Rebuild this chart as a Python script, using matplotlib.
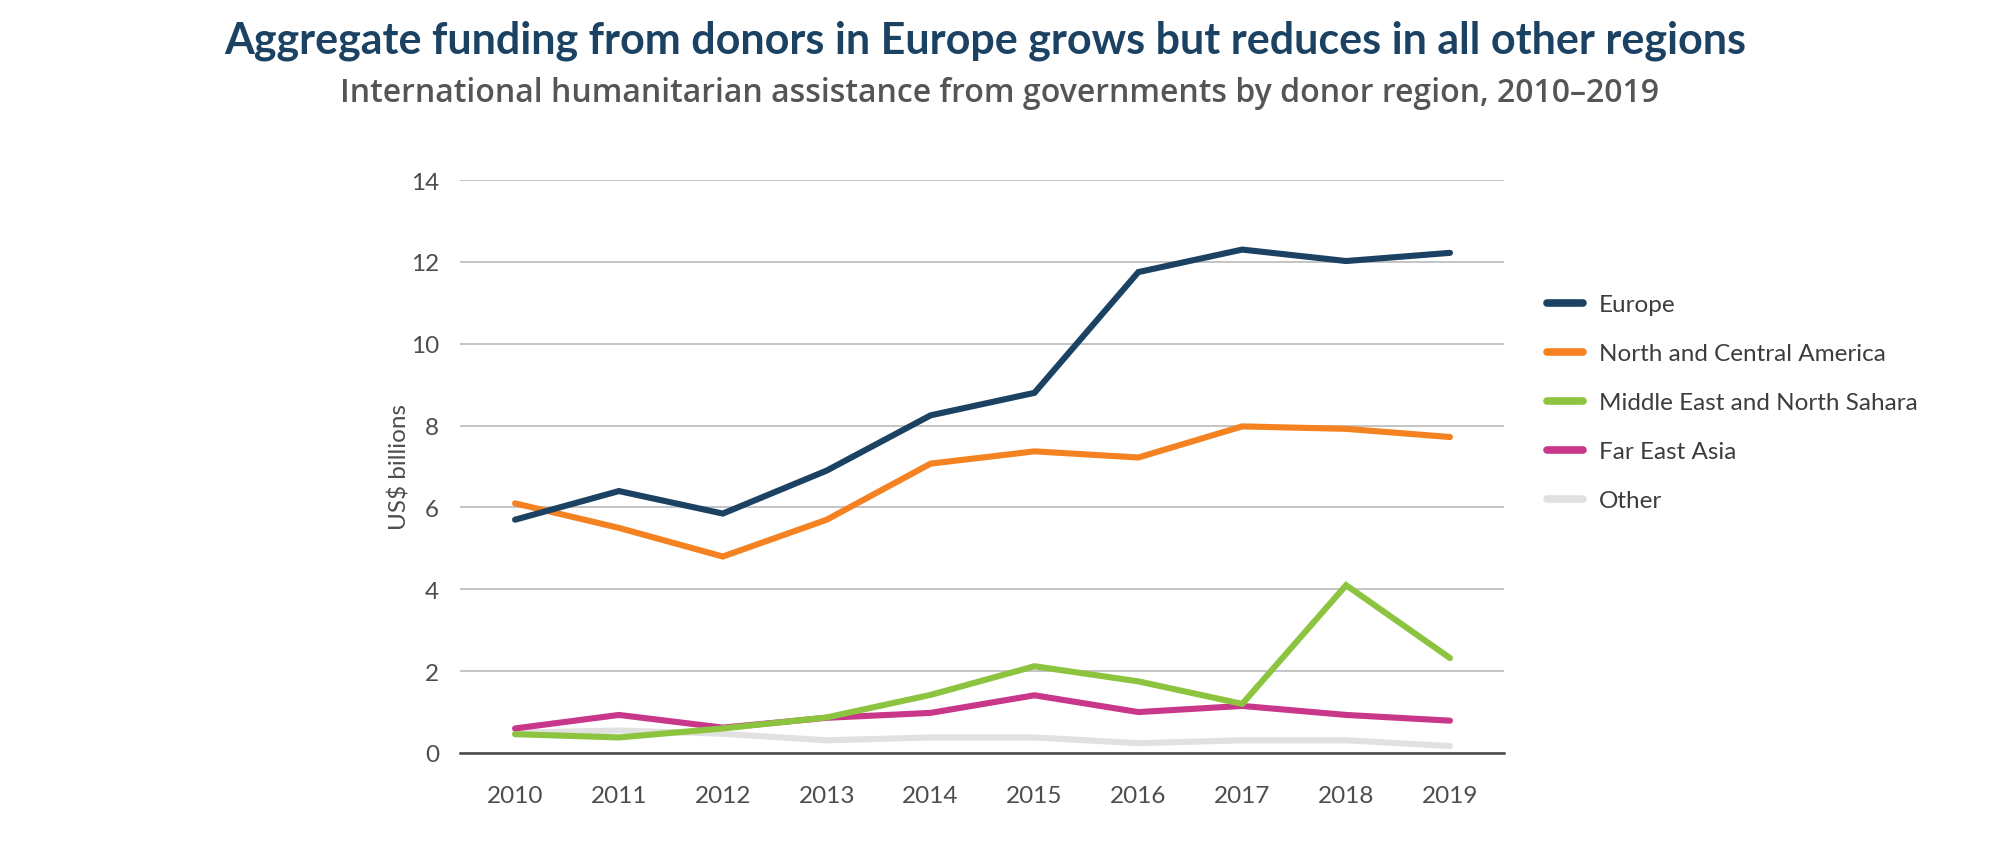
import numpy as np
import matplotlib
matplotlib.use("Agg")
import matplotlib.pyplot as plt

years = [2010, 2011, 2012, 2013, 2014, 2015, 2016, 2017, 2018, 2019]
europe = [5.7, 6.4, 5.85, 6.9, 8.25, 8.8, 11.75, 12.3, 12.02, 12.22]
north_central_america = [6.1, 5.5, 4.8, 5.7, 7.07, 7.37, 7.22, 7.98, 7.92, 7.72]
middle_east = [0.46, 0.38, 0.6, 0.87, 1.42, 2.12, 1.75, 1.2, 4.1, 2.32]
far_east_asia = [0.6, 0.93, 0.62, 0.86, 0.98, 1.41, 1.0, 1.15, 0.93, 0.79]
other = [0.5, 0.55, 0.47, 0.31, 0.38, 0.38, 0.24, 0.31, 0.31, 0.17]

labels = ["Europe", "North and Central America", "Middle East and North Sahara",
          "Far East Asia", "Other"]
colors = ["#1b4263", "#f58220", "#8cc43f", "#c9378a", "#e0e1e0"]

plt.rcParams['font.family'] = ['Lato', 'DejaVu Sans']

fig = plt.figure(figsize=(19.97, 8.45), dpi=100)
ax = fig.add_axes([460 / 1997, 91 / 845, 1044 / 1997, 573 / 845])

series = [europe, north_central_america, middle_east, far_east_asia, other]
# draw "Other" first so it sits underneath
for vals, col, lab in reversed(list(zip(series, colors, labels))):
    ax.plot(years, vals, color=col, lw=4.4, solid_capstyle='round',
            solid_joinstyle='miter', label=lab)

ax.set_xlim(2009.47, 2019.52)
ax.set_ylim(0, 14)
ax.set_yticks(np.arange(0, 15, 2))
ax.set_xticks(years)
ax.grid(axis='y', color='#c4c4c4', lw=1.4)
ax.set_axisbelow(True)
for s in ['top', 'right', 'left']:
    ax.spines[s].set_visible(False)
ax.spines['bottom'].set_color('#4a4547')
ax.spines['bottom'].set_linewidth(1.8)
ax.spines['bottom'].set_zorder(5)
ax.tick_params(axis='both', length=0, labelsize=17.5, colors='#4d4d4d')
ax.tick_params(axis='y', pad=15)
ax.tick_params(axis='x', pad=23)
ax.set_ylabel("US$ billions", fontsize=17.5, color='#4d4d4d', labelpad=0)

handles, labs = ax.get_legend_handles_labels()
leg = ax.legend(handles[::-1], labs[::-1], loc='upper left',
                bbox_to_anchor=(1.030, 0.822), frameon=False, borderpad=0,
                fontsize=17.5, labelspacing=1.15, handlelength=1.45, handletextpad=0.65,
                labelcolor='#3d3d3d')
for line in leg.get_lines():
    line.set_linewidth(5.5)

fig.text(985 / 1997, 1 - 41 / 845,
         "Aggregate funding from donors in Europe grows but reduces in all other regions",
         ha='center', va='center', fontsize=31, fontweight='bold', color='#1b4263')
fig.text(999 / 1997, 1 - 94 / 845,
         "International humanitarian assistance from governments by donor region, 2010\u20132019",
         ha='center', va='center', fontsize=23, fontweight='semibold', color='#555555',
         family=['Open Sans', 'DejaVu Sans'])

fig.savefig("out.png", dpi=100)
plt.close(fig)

::::

• **Task objective**:
Output exactly the span of lines from the top of the listing through the line holding "solid_joinstyle='miter', label=lab)", and leave every picture out.

• **Exercise result**:
Rebuild this chart as a Python script, using matplotlib.
import numpy as np
import matplotlib
matplotlib.use("Agg")
import matplotlib.pyplot as plt

years = [2010, 2011, 2012, 2013, 2014, 2015, 2016, 2017, 2018, 2019]
europe = [5.7, 6.4, 5.85, 6.9, 8.25, 8.8, 11.75, 12.3, 12.02, 12.22]
north_central_america = [6.1, 5.5, 4.8, 5.7, 7.07, 7.37, 7.22, 7.98, 7.92, 7.72]
middle_east = [0.46, 0.38, 0.6, 0.87, 1.42, 2.12, 1.75, 1.2, 4.1, 2.32]
far_east_asia = [0.6, 0.93, 0.62, 0.86, 0.98, 1.41, 1.0, 1.15, 0.93, 0.79]
other = [0.5, 0.55, 0.47, 0.31, 0.38, 0.38, 0.24, 0.31, 0.31, 0.17]

labels = ["Europe", "North and Central America", "Middle East and North Sahara",
          "Far East Asia", "Other"]
colors = ["#1b4263", "#f58220", "#8cc43f", "#c9378a", "#e0e1e0"]

plt.rcParams['font.family'] = ['Lato', 'DejaVu Sans']

fig = plt.figure(figsize=(19.97, 8.45), dpi=100)
ax = fig.add_axes([460 / 1997, 91 / 845, 1044 / 1997, 573 / 845])

series = [europe, north_central_america, middle_east, far_east_asia, other]
# draw "Other" first so it sits underneath
for vals, col, lab in reversed(list(zip(series, colors, labels))):
    ax.plot(years, vals, color=col, lw=4.4, solid_capstyle='round',
            solid_joinstyle='miter', label=lab)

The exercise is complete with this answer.